Your task is to reproduce the material exactly.

- _Information provided_
============================================================

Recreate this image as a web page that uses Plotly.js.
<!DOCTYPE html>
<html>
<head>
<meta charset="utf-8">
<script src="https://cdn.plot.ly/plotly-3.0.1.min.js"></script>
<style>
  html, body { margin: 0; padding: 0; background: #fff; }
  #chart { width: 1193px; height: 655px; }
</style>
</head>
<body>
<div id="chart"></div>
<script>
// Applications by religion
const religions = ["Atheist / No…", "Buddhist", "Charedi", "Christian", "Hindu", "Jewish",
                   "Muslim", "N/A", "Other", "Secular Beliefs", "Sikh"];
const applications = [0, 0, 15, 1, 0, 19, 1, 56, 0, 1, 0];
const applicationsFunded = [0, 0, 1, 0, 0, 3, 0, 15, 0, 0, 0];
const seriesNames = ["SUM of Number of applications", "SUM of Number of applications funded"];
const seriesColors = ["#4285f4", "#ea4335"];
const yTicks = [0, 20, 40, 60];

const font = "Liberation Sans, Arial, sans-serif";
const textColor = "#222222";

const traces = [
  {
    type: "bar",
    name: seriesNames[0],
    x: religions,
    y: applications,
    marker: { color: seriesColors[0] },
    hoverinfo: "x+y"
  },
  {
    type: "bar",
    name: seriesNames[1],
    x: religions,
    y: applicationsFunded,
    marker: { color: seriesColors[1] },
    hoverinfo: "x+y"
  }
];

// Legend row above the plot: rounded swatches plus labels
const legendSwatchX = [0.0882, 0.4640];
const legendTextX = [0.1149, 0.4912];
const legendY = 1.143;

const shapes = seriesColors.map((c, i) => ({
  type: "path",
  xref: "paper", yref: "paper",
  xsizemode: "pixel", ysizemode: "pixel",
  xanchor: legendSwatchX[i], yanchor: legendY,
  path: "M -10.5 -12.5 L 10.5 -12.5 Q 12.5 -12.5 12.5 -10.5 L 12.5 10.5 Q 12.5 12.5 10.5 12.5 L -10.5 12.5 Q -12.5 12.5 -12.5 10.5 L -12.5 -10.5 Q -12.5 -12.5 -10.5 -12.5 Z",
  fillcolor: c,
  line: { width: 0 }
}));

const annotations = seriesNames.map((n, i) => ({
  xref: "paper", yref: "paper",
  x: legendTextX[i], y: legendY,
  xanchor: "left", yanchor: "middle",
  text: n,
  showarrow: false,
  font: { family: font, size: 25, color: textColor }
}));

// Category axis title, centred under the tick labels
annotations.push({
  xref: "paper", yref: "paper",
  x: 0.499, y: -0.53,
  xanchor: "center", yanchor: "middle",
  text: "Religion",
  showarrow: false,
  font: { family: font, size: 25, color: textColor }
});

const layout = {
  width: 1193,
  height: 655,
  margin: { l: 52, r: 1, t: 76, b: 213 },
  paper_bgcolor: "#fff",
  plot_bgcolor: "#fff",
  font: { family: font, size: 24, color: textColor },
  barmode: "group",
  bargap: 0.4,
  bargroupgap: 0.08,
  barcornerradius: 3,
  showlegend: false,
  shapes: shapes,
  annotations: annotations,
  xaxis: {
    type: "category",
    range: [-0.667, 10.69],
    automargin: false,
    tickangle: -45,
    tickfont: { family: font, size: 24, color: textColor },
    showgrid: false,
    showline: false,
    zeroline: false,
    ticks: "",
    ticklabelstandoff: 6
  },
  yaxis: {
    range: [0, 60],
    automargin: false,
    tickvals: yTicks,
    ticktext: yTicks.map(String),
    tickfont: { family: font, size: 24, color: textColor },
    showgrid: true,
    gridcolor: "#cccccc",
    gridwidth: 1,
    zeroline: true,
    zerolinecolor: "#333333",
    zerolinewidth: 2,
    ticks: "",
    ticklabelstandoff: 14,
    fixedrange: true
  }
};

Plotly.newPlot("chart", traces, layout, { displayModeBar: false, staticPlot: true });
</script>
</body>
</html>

============================================================

- _Correct result_
Recreate this image as a web page that uses Plotly.js.
<!DOCTYPE html>
<html>
<head>
<meta charset="utf-8">
<script src="https://cdn.plot.ly/plotly-3.0.1.min.js"></script>
<style>
  html, body { margin: 0; padding: 0; background: #fff; }
  #chart { width: 1193px; height: 655px; }
</style>
</head>
<body>
<div id="chart"></div>
<script>
// Applications by religion
const religions = ["Atheist / No…", "Buddhist", "Charedi", "Christian", "Hindu", "Jewish",
                   "Muslim", "N/A", "Other", "Secular Beliefs", "Sikh"];
const applications = [0, 0, 15, 1, 0, 19, 1, 56, 0, 1, 0];
const applicationsFunded = [0, 0, 1, 0, 0, 3, 0, 15, 0, 0, 0];
const seriesNames = ["SUM of Number of applications", "SUM of Number of applications funded"];
const seriesColors = ["#4285f4", "#ea4335"];
const yTicks = [0, 20, 40, 60];

const font = "Liberation Sans, Arial, sans-serif";
const textColor = "#222222";

const traces = [
  {
    type: "bar",
    name: seriesNames[0],
    x: religions,
    y: applications,
    marker: { color: seriesColors[0] },
    hoverinfo: "x+y"
  },
  {
    type: "bar",
    name: seriesNames[1],
    x: religions,
    y: applicationsFunded,
    marker: { color: seriesColors[1] },
    hoverinfo: "x+y"
  }
];

// Legend row above the plot: rounded swatches plus labels
const legendSwatchX = [0.0882, 0.4640];
const legendTextX = [0.1149, 0.4912];
const legendY = 1.143;

const shapes = seriesColors.map((c, i) => ({
  type: "path",
  xref: "paper", yref: "paper",
  xsizemode: "pixel", ysizemode: "pixel",
  xanchor: legendSwatchX[i], yanchor: legendY,
  path: "M -10.5 -12.5 L 10.5 -12.5 Q 12.5 -12.5 12.5 -10.5 L 12.5 10.5 Q 12.5 12.5 10.5 12.5 L -10.5 12.5 Q -12.5 12.5 -12.5 10.5 L -12.5 -10.5 Q -12.5 -12.5 -10.5 -12.5 Z",
  fillcolor: c,
  line: { width: 0 }
}));

const annotations = seriesNames.map((n, i) => ({
  xref: "paper", yref: "paper",
  x: legendTextX[i], y: legendY,
  xanchor: "left", yanchor: "middle",
  text: n,
  showarrow: false,
  font: { family: font, size: 25, color: textColor }
}));

// Category axis title, centred under the tick labels
annotations.push({
  xref: "paper", yref: "paper",
  x: 0.499, y: -0.53,
  xanchor: "center", yanchor: "middle",
  text: "Religion",
  showarrow: false,
  font: { family: font, size: 25, color: textColor }
});

const layout = {
  width: 1193,
  height: 655,
  margin: { l: 52, r: 1, t: 76, b: 213 },
  paper_bgcolor: "#fff",
  plot_bgcolor: "#fff",
  font: { family: font, size: 24, color: textColor },
  barmode: "group",
  bargap: 0.4,
  bargroupgap: 0.08,
  barcornerradius: 3,
  showlegend: false,
  shapes: shapes,
  annotations: annotations,
  xaxis: {
    type: "category",
    range: [-0.667, 10.69],
    automargin: false,
    tickangle: -45,
    tickfont: { family: font, size: 24, color: textColor },
    showgrid: false,
    showline: false,
    zeroline: false,
    ticks: "",
    ticklabelstandoff: 6
  },
  yaxis: {
    range: [0, 60],
    automargin: false,
    tickvals: yTicks,
    ticktext: yTicks.map(String),
    tickfont: { family: font, size: 24, color: textColor },
    showgrid: true,
    gridcolor: "#cccccc",
    gridwidth: 1,
    zeroline: true,
    zerolinecolor: "#333333",
    zerolinewidth: 2,
    ticks: "",
    ticklabelstandoff: 14,
    fixedrange: true
  }
};

Plotly.newPlot("chart", traces, layout, { displayModeBar: false, staticPlot: true });
</script>
</body>
</html>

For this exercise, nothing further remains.